When I learned about the Ocean Cleanup project’s 600-meter-long barrier with a three-meter-deep net, a wall being placed in the open ocean, ostensibly to collect plastic passively as the currents push water through the net, I thought immediately of the neuston. How will it be impacted? But in the 146 pages of the Ocean Cleanup’s environmental-impact assessment, this ecosystem isn’t mentioned once.
I was disturbed by this omission. Though the neuston isn’t known to many people, it is certainly known to marine biologists. Evidence that the Ocean Cleanup knows about the neuston is clear from a table reporting animals in the vicinity of the Ocean Cleanup deployment area, where both blue buttons and by-the-wind sailors are listed. But the ecosystem itself is never discussed. By omitting the neuston from its assessment, the project is overlooking the habitat it could be impacting most, and there is no sense of what the damage might be. Because the impact report didn’t provide any answers, I went looking for my own.

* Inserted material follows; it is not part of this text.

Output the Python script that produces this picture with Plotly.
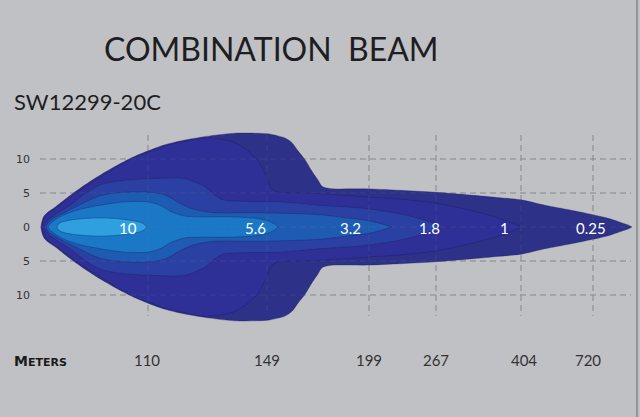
import plotly.graph_objects as go

# ---------------- data ----------------
# Beam contour levels (lux), outermost first
levels = ["0.25", "1", "1.8", "3.2", "5.6", "10"]
level_colors = ["#2d3188", "#2e3097", "#2a40a2", "#1e5bb3", "#1a78c6", "#2ea0df"]

# Horizontal position along beam (chart units) and half-width (m) of each contour
x_025 = [41, 42, 44, 48, 55, 68, 85, 102, 120, 135, 148, 165, 185, 210, 235, 255, 268, 278, 285, 292,
         298, 305, 312, 318, 322, 328, 335, 369, 400, 436, 470, 500, 521, 545, 570, 593, 610, 622, 628, 632]
h_025 = [0, 0.9, 1.6, 2.2, 2.9, 4.4, 6.2, 7.8, 9.3, 10.4, 11.2, 12.1, 12.8, 13.4, 13.8, 13.8, 13.7, 13.4, 13.1, 12.4,
         11.2, 9.9, 8.2, 6.9, 6.0, 5.7, 5.6, 5.6, 5.4, 5.1, 4.7, 4.3, 4.0, 3.2, 2.5, 1.8, 1.2, 0.6, 0.3, 0]

x_1 = [42, 43, 45, 49, 56, 69, 86, 103, 120, 135, 148, 165, 185, 205, 222, 235, 248, 258, 266, 272,
       280, 300, 320, 369, 400, 436, 460, 480, 495, 507, 516, 520, 522]
h_1 = [0, 0.7, 1.5, 2.1, 2.8, 4.3, 6.0, 7.6, 9.1, 10.3, 11.0, 11.9, 12.6, 13.1, 12.9, 12.4, 11.2, 9.7, 7.6, 5.6,
       5.1, 5.0, 4.9, 4.4, 4.1, 3.5, 2.8, 2.1, 1.5, 0.9, 0.4, 0.2, 0]

x_18 = [44, 48, 55, 70, 85, 100, 120, 148, 170, 185, 195, 205, 213, 223, 240, 280, 320, 360, 390, 410, 425, 435, 440]
h_18 = [0, 1.0, 1.8, 3.2, 4.9, 6.2, 6.8, 7.1, 7.2, 7.1, 6.6, 5.9, 4.9, 4.0, 3.8, 3.7, 3.2, 2.8, 2.2, 1.6, 1.0, 0.4, 0]

x_32 = [46, 50, 60, 75, 100, 125, 150, 165, 180, 190, 200, 215, 260, 320, 350, 370, 383, 392]
h_32 = [0, 0.9, 1.8, 2.9, 4.6, 5.1, 5.1, 4.7, 3.5, 2.8, 2.4, 2.1, 2.1, 1.8, 1.3, 0.9, 0.4, 0]

x_56 = [48, 52, 60, 75, 100, 125, 148, 160, 172, 185, 200, 230, 255, 268, 275, 278]
h_56 = [0, 0.7, 1.5, 2.4, 3.2, 3.7, 3.7, 3.2, 2.2, 1.6, 1.5, 1.5, 1.3, 0.9, 0.4, 0]

x_10 = [57, 60, 70, 90, 110, 130, 142, 147]
h_10 = [0, 0.6, 1.0, 1.3, 1.3, 1.0, 0.6, 0]

contour_x = [x_025, x_1, x_18, x_32, x_56, x_10]
contour_h = [h_025, h_1, h_18, h_32, h_56, h_10]

# Value labels inside the beam
label_pos = [591, 504, 429, 350, 255, 128]

# Distance axis
meters = ["110", "149", "199", "267", "404", "720"]
meter_label_pos = [147, 267, 369, 436, 524, 588]
grid_x = [148, 267, 369, 436, 521, 593]

# Lateral axis
lat_vals = [10, 5, 0, -5, -10]
lat_text = ["10", "5", "0", "5", "10"]

# ---------------- figure ----------------
W, H = 640, 417
L, R, T, B = 40, 0, 130, 77
PX = 6.8  # px per metre vertically
y_center_px = 227
y_top = (y_center_px - T) / PX
y_bot = -((H - B) - y_center_px) / PX


def px_to_paper_x(px):
    return (px - L) / (W - L - R)


def py_to_paper_y(py):
    return ((H - B) - py) / (H - T - B)


fig = go.Figure()

for name, col, xs, hs in zip(levels, level_colors, contour_x, contour_h):
    xx = list(xs) + list(reversed(xs))
    yy = list(hs) + [-v for v in reversed(hs)]
    fig.add_trace(go.Scatter(
        x=xx, y=yy, fill="toself", fillcolor=col, mode="lines",
        line=dict(color="rgba(25,25,80,0.55)", width=0.6, shape="spline", smoothing=0.8),
        name=name, hoverinfo="name", showlegend=False))

shapes = []
dash = "6px,4px"
for layer, gcol in (("below", "#8e8f93"), ("above", "rgba(140,140,150,0.18)")):
    for v in lat_vals:
        shapes.append(dict(type="line", xref="x", yref="y", x0=40, x1=631, y0=v, y1=v,
                           line=dict(color=gcol, width=1, dash=dash), layer=layer))
    for gx in grid_x:
        shapes.append(dict(type="line", xref="x", yref="y", x0=gx, x1=gx,
                           y0=(y_center_px - 135) / PX, y1=-(316 - y_center_px) / PX,
                           line=dict(color=gcol, width=1, dash=dash), layer=layer))
# right border
shapes.append(dict(type="line", xref="paper", yref="paper",
                   x0=px_to_paper_x(637), x1=px_to_paper_x(637),
                   y0=py_to_paper_y(0), y1=py_to_paper_y(H),
                   line=dict(color="#77777b", width=1.2)))

annotations = []
for name, lx in zip(levels, label_pos):
    annotations.append(dict(x=lx, y=-0.15, xref="x", yref="y", text=name, showarrow=False,
                            font=dict(family="Lato", size=15, color="white")))

annotations.append(dict(x=px_to_paper_x(271), y=py_to_paper_y(48), xref="paper", yref="paper",
                        text="COMBINATION  BEAM", showarrow=False, xanchor="center", yanchor="middle",
                        font=dict(family="Lato", size=32, color="#1e1e22")))
annotations.append(dict(x=px_to_paper_x(12), y=py_to_paper_y(101), xref="paper", yref="paper",
                        text="SW12299-20C", showarrow=False, xanchor="left", yanchor="middle",
                        font=dict(family="Lato", size=22, color="#1e1e22")))
annotations.append(dict(x=px_to_paper_x(12), y=py_to_paper_y(361), xref="paper", yref="paper",
                        text="<b>M<span style='font-size:11px'>ETERS</span></b>", showarrow=False,
                        xanchor="left", yanchor="middle",
                        font=dict(family="DejaVu Sans", size=14, color="#1a1a1a")))

fig.update_layout(
    width=W, height=H,
    margin=dict(l=L, r=R, t=T, b=B, pad=0),
    paper_bgcolor="#c0c1c5", plot_bgcolor="#c0c1c5",
    xaxis=dict(range=[40, 640], showgrid=False, zeroline=False, showline=False,
               tickvals=meter_label_pos, ticktext=meters, ticks="", ticklabelstandoff=10,
               tickfont=dict(family="Lato", size=15, color="#333"), fixedrange=True),
    yaxis=dict(range=[y_bot, y_top], showgrid=False, zeroline=False, showline=False,
               tickvals=lat_vals, ticktext=lat_text, ticks="", ticklabelstandoff=9,
               tickfont=dict(family="DejaVu Sans", size=11, color="#333"), fixedrange=True),
    shapes=shapes, annotations=annotations, showlegend=False,
)

fig.write_html("out.html")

There are few contemporary reviews of whole-ocean neuston ecosystems. I started with smaller studies on specific animals and worked my way through their references. One reference, in Russian Cyrillic, came up again and again. This made sense. I knew the United States and the U.S.S.R. had both developed extensive oceanographic-research programs after World War II, but each region published in its own language, making overlap difficult. I sat with a librarian for nearly an hour, hunting this study down. Finally, we found it: a 1956 study published in the U.S.S.R., in Russian, by an oceanographer named A. I. Savilov. This led us to another study of his from 1968, mercifully translated into English. Savilov spent his career studying the neuston by conducting extensive surveys all across the Pacific and synthesizing this work into a map of the open-ocean surface ecosystems.